Bowman's response was some epic spin:
"the reference to the brother, however, was swimming related"
I wouldn't accept that explanation from my four year old daughter. In fact, there is a lot about this situation, despite the adult nature of the texts, that warrants such comparisons. We'd have to have a conversation about the lying on top of whatever she did wrong.
What Bowman did in the first place was wrong. What followed has only made it worse. His statement where he couldn't summon a morsel of remorse. His ridiculous assertion that he was talking about Clark Burckle's swimming in a text string in which included "yea baby" and "sexual tension".
This is something basic we would teach small children who can only barely communicate: tell the truth, apologize for what you did, or you will make the situation worse.
So far, there have been no true consequences for Bowman. He got a sternly worded letter from Frank Busch, and from his athletic director. He had to dodge a few reporters. His tactic has been a simple one, straight out of the playbook that has worked in swimming for so long:
Just ignore it as much as you can and wait for people to stop paying attention. Wait for your army of enablers to wear down any outcry against you.
Those enablers are already out in force. They have several lines ready:
"Why is Caroline Burckle bringing this up seven years later?"
Caroline Burckle has done nothing wrong and has nothing to apologize for. I've read in many places that Bowman "apologized". But nothing in his mealy mouth statements indicate that, and all apologies that his top secret apology to Burckle way back when doesn't seem very genuine. He apologized because he got caught and boy was that easy!
"Are you some kind of perfect person who has never made mistakes"?
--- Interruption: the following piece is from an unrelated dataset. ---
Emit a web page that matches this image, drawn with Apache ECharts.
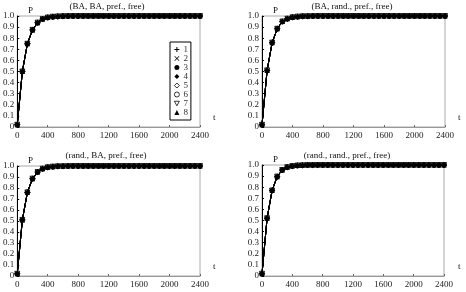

Of course none of us are perfect. However, most of us face appropriate consequences for our actions. Bowman did not, and the people making apologies for him now are working to ensure that remains the case. In fact, the reaction only makes me more worried that there are many more things that people have excused in the name of their hero worship of "Michael Phelps' coach".
Finally, there has been rampant speculation about Bowman's sexuality, given that his suggestive text was in regard to Burckle's brother. A few things here:
Bowman's sexuality is completely beside the point to the content of the text messages. Whether he is straight or gay or asexual for that matter, the texts carry the same level of wrongdoing.
The rampant speculation is a distraction, and frankly if Bowman is gay and has for whatever combination of reasons decided to keep that a secret up to this point, then he deserves empathy for that.
That does not in any way excuse what he has done here, and Bowman should be given the space and time to discuss that if and when he wants to.
The big issue here is that once again, the truth has been delayed, obfuscated and weaponized for the purpose of propping up one of our "great" coaches. Had an appropriate sanction been given at the time, Bowman may have been able to recover more dignity by now and Burckle would likely be feeling a bit more closure.
An actual message of "zero tolerance" would have gone out to the swimming public, instead of the hollow words we got. Bowman may not have actually coached the 2012 Olympics, where Clark Burckle competed as a member of the US Team.
The broader conversation here is that Bowman's bootlickers (of which there are legion) would like for everyone to move on. We cannot and should not do that. Not without the truth. Bowman needs to admit what actually happened, and the very few men that hold power over him have to hold him accountable. Truth always comes before reconciliation.